In Texas, if you can't deliver results, they say you're "all hat and no cattle." Big ideas are a dime a dozen. An employer will trade 10 thinkers for one really great doer. Being known as the person who gets things done is one of the ultimate career turbo-chargers. When I ask managers and executives to rate, on a scale of 1 to 10, the value of an employee who takes action and gets things done, they invariably say "10."
Along with results, be consistent. Consistency of performance is not only the great brand builder, it's the great career builder. The gold standard in business is to be habitually dependable. There is simply no substitute for being someone whose performance can be counted on without question.
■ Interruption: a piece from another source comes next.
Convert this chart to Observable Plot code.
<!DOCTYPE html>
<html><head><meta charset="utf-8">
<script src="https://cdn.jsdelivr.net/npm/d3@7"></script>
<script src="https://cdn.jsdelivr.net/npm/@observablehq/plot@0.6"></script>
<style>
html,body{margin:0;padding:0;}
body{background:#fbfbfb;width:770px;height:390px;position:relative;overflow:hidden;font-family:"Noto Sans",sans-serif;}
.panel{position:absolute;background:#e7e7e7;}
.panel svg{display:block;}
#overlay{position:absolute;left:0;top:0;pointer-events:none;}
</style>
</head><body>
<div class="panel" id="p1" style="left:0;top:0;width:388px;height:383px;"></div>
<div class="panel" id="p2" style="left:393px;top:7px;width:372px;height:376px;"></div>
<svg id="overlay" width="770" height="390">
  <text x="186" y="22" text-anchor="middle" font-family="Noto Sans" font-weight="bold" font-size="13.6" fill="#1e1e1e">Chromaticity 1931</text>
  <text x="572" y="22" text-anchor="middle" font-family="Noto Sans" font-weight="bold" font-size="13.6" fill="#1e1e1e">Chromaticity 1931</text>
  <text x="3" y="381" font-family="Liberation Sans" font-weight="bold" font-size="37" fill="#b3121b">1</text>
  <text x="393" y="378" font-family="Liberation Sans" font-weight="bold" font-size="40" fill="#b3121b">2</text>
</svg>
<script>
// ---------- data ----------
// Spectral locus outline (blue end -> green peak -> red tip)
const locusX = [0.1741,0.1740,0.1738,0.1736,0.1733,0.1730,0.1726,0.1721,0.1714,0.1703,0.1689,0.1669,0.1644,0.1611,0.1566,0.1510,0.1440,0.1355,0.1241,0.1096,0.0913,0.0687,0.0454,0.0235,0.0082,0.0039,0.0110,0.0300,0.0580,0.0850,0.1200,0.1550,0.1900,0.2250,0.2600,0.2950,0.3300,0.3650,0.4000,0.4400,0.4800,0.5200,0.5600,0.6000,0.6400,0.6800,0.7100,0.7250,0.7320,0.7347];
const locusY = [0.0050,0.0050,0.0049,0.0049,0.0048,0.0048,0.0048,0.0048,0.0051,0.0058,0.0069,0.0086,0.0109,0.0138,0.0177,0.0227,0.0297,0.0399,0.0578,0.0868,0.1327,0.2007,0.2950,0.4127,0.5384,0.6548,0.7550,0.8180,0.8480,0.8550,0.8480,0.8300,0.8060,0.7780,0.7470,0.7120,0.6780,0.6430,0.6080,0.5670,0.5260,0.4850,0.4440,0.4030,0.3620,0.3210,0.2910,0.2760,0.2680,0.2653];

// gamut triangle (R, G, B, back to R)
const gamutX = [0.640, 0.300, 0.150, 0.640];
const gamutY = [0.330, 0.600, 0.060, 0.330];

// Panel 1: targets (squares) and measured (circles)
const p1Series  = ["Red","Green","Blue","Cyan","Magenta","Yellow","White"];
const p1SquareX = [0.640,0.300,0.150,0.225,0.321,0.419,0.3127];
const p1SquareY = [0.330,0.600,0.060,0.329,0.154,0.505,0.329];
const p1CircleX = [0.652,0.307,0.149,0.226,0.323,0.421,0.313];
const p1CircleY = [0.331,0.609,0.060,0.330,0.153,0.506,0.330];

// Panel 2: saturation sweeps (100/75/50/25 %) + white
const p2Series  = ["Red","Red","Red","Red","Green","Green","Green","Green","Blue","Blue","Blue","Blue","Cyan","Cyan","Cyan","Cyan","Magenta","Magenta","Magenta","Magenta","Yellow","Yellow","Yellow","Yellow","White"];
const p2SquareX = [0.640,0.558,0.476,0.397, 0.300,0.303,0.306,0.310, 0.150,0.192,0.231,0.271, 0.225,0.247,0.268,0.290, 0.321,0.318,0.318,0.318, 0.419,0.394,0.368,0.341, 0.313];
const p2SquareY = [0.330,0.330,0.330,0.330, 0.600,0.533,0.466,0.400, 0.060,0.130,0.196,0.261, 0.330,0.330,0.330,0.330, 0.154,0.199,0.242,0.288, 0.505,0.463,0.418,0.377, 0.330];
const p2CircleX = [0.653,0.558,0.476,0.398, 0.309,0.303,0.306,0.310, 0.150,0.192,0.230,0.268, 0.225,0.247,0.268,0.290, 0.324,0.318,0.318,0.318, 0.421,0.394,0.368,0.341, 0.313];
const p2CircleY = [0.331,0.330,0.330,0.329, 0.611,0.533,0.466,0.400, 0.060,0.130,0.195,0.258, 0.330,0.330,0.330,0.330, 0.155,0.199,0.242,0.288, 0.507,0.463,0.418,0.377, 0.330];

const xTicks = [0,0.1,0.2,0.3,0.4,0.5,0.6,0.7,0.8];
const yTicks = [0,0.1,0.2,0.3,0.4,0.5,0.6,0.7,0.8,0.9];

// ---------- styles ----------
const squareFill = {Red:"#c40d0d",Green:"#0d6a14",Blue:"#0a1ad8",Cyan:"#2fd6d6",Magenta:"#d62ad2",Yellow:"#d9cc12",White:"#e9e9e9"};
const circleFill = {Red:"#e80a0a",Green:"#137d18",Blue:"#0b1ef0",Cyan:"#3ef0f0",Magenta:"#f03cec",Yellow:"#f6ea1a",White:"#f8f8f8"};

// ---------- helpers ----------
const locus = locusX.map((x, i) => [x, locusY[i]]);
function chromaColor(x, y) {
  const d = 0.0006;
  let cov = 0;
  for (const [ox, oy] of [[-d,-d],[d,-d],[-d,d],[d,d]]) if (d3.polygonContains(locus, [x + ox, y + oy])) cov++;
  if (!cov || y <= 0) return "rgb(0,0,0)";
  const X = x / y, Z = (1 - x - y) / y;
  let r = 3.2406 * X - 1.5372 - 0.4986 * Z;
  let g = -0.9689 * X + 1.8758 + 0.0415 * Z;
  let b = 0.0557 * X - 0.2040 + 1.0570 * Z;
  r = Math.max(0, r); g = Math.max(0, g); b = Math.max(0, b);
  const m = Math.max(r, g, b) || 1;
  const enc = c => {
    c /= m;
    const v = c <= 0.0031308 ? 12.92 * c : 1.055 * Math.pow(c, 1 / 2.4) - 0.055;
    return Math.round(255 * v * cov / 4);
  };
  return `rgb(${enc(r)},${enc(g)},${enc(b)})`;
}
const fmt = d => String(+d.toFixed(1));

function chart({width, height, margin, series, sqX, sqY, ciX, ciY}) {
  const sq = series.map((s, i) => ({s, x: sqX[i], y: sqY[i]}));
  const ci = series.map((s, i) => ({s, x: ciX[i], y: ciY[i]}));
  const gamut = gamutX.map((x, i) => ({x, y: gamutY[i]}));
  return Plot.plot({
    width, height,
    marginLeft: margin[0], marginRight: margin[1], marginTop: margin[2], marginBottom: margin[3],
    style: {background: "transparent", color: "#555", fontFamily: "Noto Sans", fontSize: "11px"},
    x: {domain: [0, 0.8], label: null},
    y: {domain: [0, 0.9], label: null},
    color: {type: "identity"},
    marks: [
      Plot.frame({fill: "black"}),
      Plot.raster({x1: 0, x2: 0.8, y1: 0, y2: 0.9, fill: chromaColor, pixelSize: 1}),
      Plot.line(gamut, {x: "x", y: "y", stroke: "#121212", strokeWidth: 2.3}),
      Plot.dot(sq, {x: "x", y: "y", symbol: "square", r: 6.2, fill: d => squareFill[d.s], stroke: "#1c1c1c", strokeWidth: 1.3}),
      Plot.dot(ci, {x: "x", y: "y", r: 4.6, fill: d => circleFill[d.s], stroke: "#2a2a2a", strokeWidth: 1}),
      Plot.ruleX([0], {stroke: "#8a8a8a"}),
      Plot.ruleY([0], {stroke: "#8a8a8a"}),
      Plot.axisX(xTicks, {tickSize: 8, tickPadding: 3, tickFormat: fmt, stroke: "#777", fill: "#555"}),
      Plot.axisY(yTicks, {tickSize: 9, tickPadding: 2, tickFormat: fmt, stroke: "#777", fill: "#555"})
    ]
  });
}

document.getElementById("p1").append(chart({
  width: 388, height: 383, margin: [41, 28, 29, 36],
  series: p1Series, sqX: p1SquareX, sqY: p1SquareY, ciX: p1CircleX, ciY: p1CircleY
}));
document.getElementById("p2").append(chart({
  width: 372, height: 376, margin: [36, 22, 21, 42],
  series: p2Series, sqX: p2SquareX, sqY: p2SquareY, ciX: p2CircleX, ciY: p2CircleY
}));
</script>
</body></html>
Many a career has been killed by stupid promises. Never, ever, ever overpromise. As tempting as it may be to tell an angry customer or a frustrated coworker or an impatient boss that you'll get them what they want on time—if you know you can't do it—don't promise it. It's much easier to defend not being able to do something than it is to promise and then not deliver. Know what results you can deliver and then deliver them consistently.
Casey Stengel once said, "They say you can't do it but that doesn't always work." He's right. Here's another blinding flash of the obvious: 100 percent of the things you don't try won't happen. The lesson is this: Take a chance. All things come to he who waits, but it comes a lot faster to he who goes out and gets it.
If you claim to be an innovator, then, by definition, you are a risk taker. Innovation means you go first. Innovation means that you will try ideas before you know that they're going to work. That's the very nature of innovation. If you wait until success is certain, then you're too late.
Mark Twain once said, "I knew a man who picked a cat up by the tail. He learned 40 percent more about cats than the man who didn't." Sometimes we have to pick the cat up by the tail. You may get scratched up, but you'll gain information that will set you on the right path to success.
Tiger Woods is the best golfer in the world. Not one of the best—the best. Tiger Woods has a coach. Inside every top performer is a better performer waiting to get out. Tiger Woods wants to be a better golfer. There's a clue in that for all of us.
Here's a basic rule for all employees: If you're as good as you're going to be—you can't work here. Every company gives lip service to the idea of constant improvement and will agree that to stay competitive it must be better tomorrow than it is today. But what steps did you take today that will assure that you'll be better tomorrow? Is "being better tomorrow" just a slogan? For top-performing organizations and individuals, relentless improvement is part of what they do every day.
Everyone talks about thinking outside the box. Here's another approach—get back inside the box and get better at what you're already doing. If you can significantly improve on what you are already doing—or what your company is already doing—it might beat the pants off thinking outside the box. Practice looking around at what's going on and saying, "Hmmmmmm...how can we do that better?"
Sometimes our greatest returns are realized when we invest in improving on our customers' (be they internal or external) basic expectations. If you own a hamburger stand, rather than pursue outside-the-box innovations like adding tanning beds to your business or inventing a chocolate-flavored hamburger, you might do well to simply be better at serving the hamburgers while they're still hot. Get back inside the box and get better at the basics.